Les gardiennes, tiens, allons à leur rencontre. Lila et ses collègues, au milieu d’un préau, sont justement assises sur un banc. Sont-elles trop distantes, trop laxistes ? Elles en rigolent. « Si vous saviez comme on se fait enguirlander par les parents quand les enfants font leur entrée à l’école. Beaucoup les papas, d’ailleurs. Ils nous trouvent incompétentes, fainéantes. Et puis après, ils nous voient complices avec leurs gamins et tout devient plus facile ». N’oublions pas que l’on parle d’enfants qui ont l’habitude de la collectivité et sont donc armés pour passer la journée sans papa-maman. Comment faire pour améliorer encore la transition ? Fadela a sa petite idée.

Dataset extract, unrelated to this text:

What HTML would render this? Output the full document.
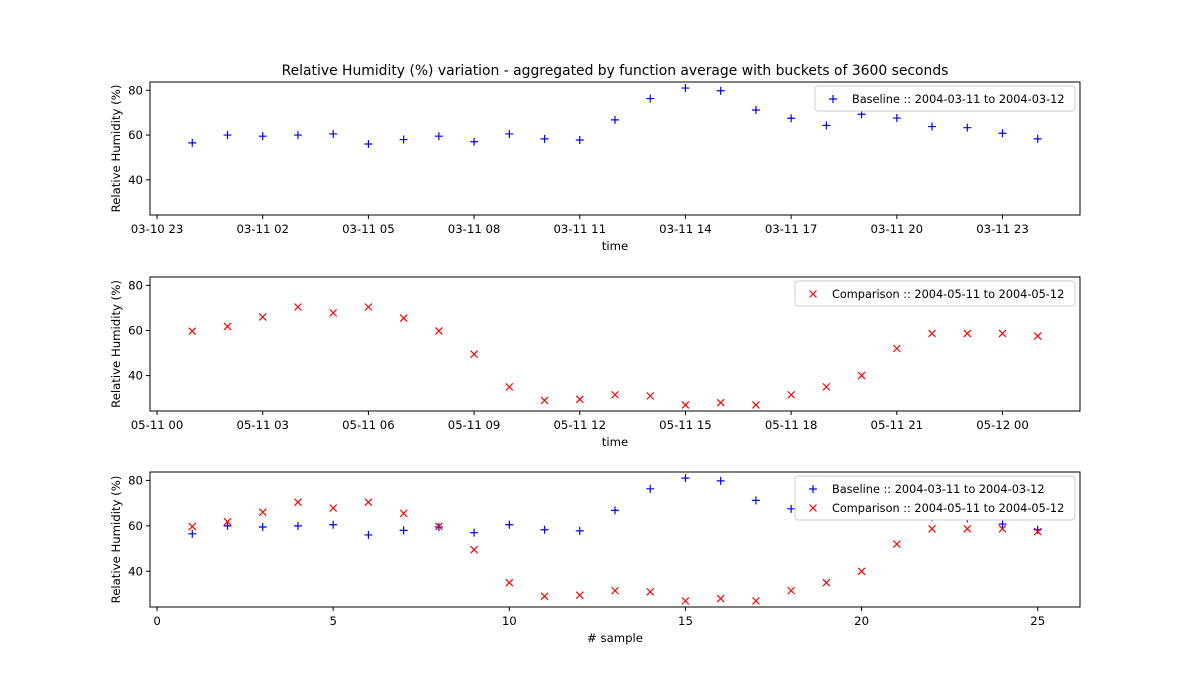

« Il y a un truc à jouer du côté des crèches. Elles doivent préparer autant les enfants que les parents. Expliquer que l’école a son propre fonctionnement, généralement rodé, souvent efficace, et qu’il ne faut pas se vexer si on ne sent pas au centre du projet. L’enfant y fait un pas de plus. Une piste pour préparer consiste à expliquer les différents métiers. Le rôle d’une directrice, la différence entre une gardienne et une institutrice, comment s’impliquer à l’école. Les parents artistes, sportifs, cuisiniers, bricoleurs, jardiniers ou autres peuvent participer aux activités de la classe. On peut prêter un livre, venir raconter des histoires. Les établissements sont très ouverts. »
Chassez les parents par la porte pour mieux les faire revenir par la fenêtre, en somme. Céline, la jeune institutrice, se livre à une autocritique. « Je pense que ce qui est terrible pour les parents et les enfants, c’est l’inconnu. Ils quittent un lieu qu’ils connaissaient dans les moindres recoins pour un nouveau où ils ont à peine mis les pieds : une fois pour les portes ouvertes et pour l’inscription, grand max. Un système de réunions préparatoires avant chaque rentrée, ce serait génial. Dans mon école, on organise des rendez-vous pour expliquer le projet pédagogique. On y expose ce qu’il faut prévoir : l’achat d’un sac, d’une boîte à tartine ou à goûter, d’une gourde, de petites baskets à scratch, etc. On invite parents et enfants aux fancy-fair, aussi. Il faut les imprégner le plus possible ».
On retrouve Ophélie, qui en est donc à sept mois de scolarité avec Élias. Le bilan ? « Je suis ravie, mais le plus important, c’est que mon fils y est comme un poisson dans l’eau. Il adore l’école. Il surkiffe sa maîtresse et les gardiennes. Au début, il y a eu une phase d’adaptation de presque un mois, pour eux et surtout pour nous. Il faut faire fi du fonctionnement de la crèche, si bien soit-elle, discuter avec les membres du personnel de l’école, s’échanger des infos avec les autres parents, dont les délégués. D’ailleurs, l’an prochain, je veux faire partie de l’asso’ de l’école. C’est génial comme fonctionnement. Pour qu’une école roule, il faut des parents impliqués. C’est sain ».
Nous soumettons les conseils d’Ophélie à Éric, alors en plein désarroi. Il semble attentif. « Oui, je sais qu’il faut réussir à calmer ses appréhensions. Peut-être qu’il faut le prendre comme un tremplin pour l’autonomie de ma fille. En gros, il faut laisser venir ». Tiens, en voilà une bonne idée.